Sunday, 6 January 2013
Exhibit Hall 3 (Austin Convention Center)
Weather forecasters often use a feature-specific approach in their forecast process, particularly when considering specific meteorological phenomena, such as surface fronts. This approach involves the identification, characterization, classification, and tracking of well-defined weather systems of interest, either in the forecast guidance or observational data. Researchers have recently proposed developing feature-specific prediction methods using automated methods of identifying features in numerical weather prediction output and providing information related to the characteristics of those features to the forecasters who use that output in their forecasting process. While today's high-resolution operational and research numerical weather prediction models can provide valuable forecast information, they also contribute substantially to the volume of data that the forecaster needs to interpret. By identifying and characterizing predicted meteorological features of interest, guidance on the most relevant events during the forecast period can quickly be obtained, enhancing forecaster efficiency as a result.

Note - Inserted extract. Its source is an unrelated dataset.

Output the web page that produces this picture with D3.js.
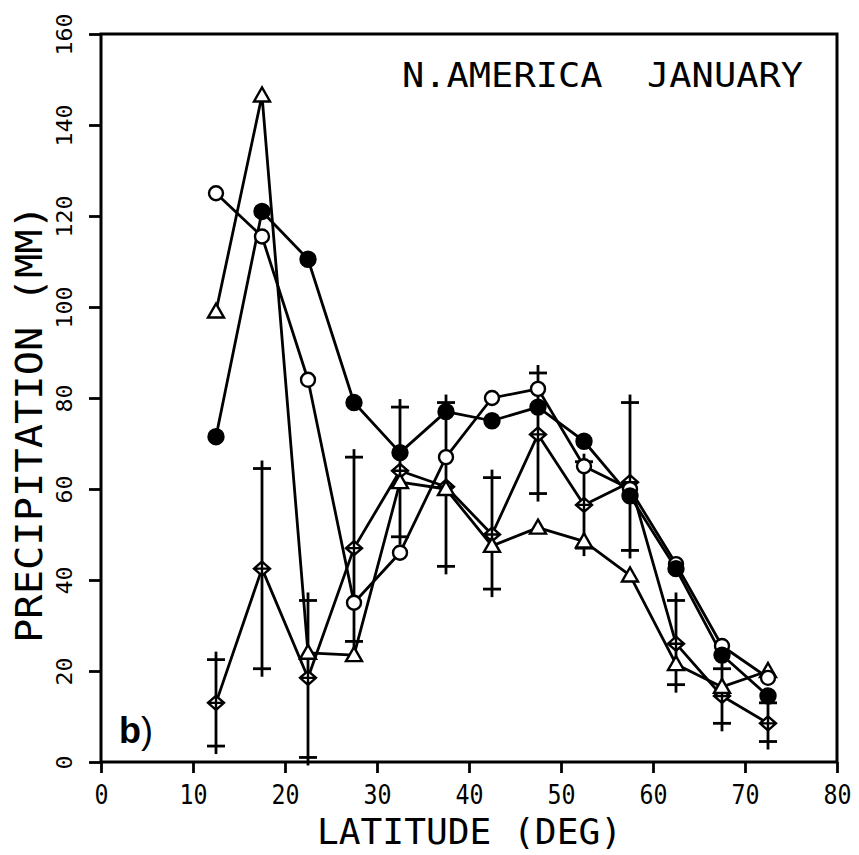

As with any forecast, it is important to understand the quality of the predictions. Automated methods of evaluating feature-specific predictions are actively being developed by the research community. In this study, we apply subjective feature-based evaluation methods using an Euclidean distance approach to a series of numerical weather prediction forecasts of surface fronts. These results will be compared to forecast verification statistics that are computed from automated frontal analysis procedures. The goal is to gain insight on the quality and usefulness of the various forecast evaluation methods and to determine whether new automated analysis methods are providing information that is consistent with subjectively-determined frontal positions and forecast evaluations.
This study was conducted as part of a sophomore-level, research-oriented laboratory course at Purdue University in the Atmospheric Science program.